Repairmen work all year around. “The only time I close my stall is when it snows” Li said. Although temperatures in Beijing can drop as low as -20º C in winter, fiddly repair work makes wearing gloves unfeasible. “My hands are just used to it by now.”

Bike repair stands can become unlikely community centers, as most repairmen put stools on the street for customers to sit on. The number of stools at Li’s stand has grown to five, and on one April afternoon they are occupied by resting workers from a nearby construction site, dressed in blue work overalls, concentrating on a card game called “fight the landlord.” Three or four adolescent security guards, responsible for directing traffic on the street, also find themselves pulled in by Li’s stall. “The repairs are something interesting to look at,” one security guard says.

The hangers-on at Li’s stall are exclusively male, and generally migrant workers from other parts of China, looking for a sense of community in an unfamiliar city. “It’s not an interesting job, just getting your hands dirty everyday,” Li said. “But talking to customers, and watching the card games is probably the most fun part.”

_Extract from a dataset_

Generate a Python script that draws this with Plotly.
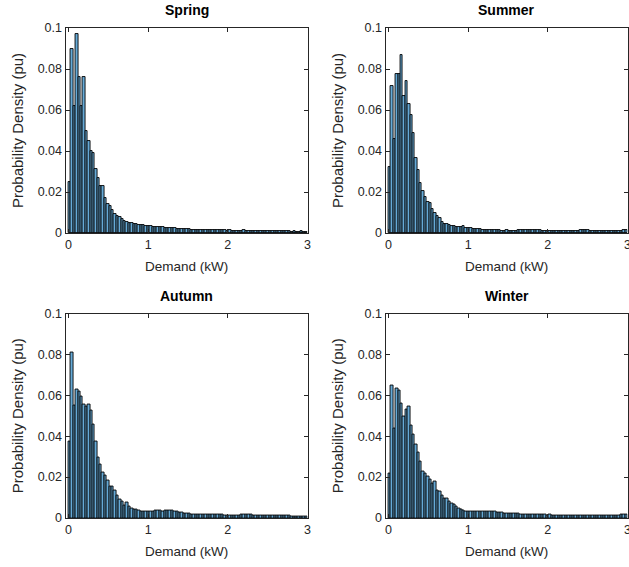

Not all bike repairmen manage their social relations so well. On another lane less than 200 m from Li’s stand, sixty-one year old Mr. Tong finds communication with his clients more challenging. “I’ve never learnt standard Chinese,” he said in a thick southern accent. Although he’s lived in Beijing for ten years, most of Tong’s time is spent with family from his hometown. “Can you understand him?” a Beijinger who emerged from his house wearing pajamas asked. “I have no idea what he’s saying!”